Aim of the task: Identify and pull out each line of the entries in which "with" occurs.
--- Material for the task ---
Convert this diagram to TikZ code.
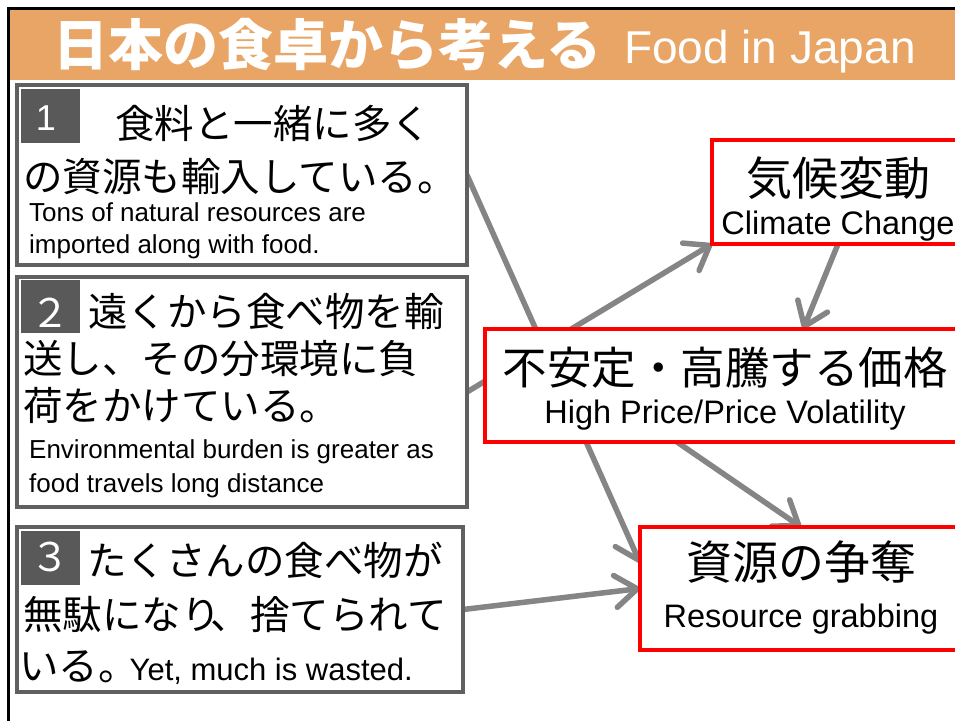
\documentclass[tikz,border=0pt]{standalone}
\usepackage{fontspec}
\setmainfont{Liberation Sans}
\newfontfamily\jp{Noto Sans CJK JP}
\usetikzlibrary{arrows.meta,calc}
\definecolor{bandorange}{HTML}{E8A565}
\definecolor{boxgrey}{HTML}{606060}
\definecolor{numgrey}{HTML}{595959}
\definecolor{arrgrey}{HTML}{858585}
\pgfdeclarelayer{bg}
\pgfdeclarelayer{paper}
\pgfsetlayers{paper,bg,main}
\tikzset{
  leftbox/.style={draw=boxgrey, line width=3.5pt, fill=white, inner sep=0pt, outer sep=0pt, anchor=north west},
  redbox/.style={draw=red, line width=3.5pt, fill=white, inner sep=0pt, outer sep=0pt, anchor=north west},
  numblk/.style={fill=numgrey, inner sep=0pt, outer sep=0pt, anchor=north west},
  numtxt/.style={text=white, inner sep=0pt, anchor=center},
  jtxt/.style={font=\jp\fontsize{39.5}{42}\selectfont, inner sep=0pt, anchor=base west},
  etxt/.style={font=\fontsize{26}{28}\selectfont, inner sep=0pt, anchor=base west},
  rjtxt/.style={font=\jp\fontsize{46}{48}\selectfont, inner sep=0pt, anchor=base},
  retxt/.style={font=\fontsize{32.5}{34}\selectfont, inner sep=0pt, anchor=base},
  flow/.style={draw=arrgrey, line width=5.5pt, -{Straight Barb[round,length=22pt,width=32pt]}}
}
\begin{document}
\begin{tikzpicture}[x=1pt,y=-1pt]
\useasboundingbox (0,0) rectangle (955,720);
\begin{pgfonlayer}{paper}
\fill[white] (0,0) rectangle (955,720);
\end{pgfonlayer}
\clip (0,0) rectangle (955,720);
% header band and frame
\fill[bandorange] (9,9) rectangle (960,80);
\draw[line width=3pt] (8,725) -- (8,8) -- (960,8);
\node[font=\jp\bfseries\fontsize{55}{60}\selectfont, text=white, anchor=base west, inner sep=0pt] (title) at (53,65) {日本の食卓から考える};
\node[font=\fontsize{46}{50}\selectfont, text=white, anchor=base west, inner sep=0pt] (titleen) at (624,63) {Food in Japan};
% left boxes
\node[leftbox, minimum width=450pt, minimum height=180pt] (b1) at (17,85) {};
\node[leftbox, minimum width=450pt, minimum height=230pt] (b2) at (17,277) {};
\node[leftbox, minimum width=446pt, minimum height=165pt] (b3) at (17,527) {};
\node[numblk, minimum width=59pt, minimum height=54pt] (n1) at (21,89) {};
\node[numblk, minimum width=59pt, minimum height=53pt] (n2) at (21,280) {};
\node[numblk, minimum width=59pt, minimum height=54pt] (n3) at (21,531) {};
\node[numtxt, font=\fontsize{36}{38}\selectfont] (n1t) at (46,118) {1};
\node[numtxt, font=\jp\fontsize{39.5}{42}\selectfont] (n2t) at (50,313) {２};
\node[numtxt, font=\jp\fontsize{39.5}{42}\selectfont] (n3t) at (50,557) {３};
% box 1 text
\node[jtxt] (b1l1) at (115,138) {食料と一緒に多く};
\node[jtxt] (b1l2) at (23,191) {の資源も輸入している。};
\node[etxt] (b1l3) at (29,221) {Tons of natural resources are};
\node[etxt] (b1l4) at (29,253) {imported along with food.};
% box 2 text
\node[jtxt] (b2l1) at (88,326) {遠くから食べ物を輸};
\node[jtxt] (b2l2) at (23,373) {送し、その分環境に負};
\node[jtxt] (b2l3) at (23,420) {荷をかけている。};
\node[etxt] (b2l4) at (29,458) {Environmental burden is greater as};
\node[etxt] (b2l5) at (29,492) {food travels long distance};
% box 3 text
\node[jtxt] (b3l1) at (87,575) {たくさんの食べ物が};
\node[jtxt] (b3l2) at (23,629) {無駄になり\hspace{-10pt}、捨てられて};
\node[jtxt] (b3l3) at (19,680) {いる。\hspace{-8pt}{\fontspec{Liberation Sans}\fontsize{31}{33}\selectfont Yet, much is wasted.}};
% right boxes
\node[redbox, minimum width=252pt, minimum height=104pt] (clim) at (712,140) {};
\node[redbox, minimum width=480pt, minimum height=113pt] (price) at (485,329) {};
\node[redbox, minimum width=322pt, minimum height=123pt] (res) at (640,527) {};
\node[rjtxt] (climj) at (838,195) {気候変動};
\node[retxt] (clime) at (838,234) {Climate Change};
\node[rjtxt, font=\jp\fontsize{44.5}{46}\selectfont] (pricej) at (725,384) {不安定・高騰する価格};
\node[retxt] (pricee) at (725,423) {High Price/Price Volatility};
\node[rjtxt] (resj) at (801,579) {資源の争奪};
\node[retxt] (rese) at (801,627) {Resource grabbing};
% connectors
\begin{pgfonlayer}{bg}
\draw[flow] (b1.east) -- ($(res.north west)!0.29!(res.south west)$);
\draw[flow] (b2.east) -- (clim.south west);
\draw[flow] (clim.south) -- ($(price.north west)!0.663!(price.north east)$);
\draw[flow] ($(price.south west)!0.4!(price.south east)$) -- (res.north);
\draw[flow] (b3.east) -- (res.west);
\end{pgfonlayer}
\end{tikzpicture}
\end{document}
---
--- Material for the task ---
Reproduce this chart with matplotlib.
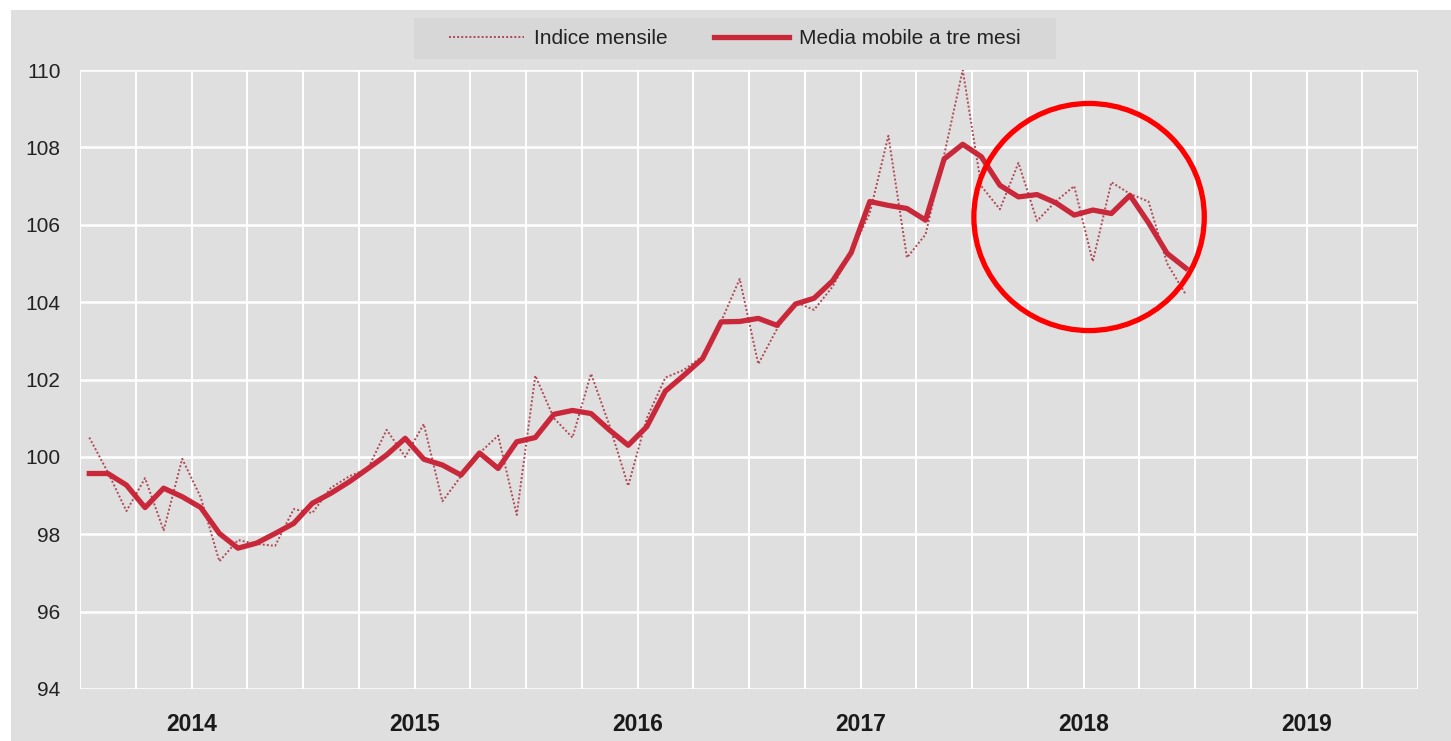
---
Completed exercise:
\node[etxt] (b1l4) at (29,253) {imported along with food.};
Reproduce this chart with matplotlib.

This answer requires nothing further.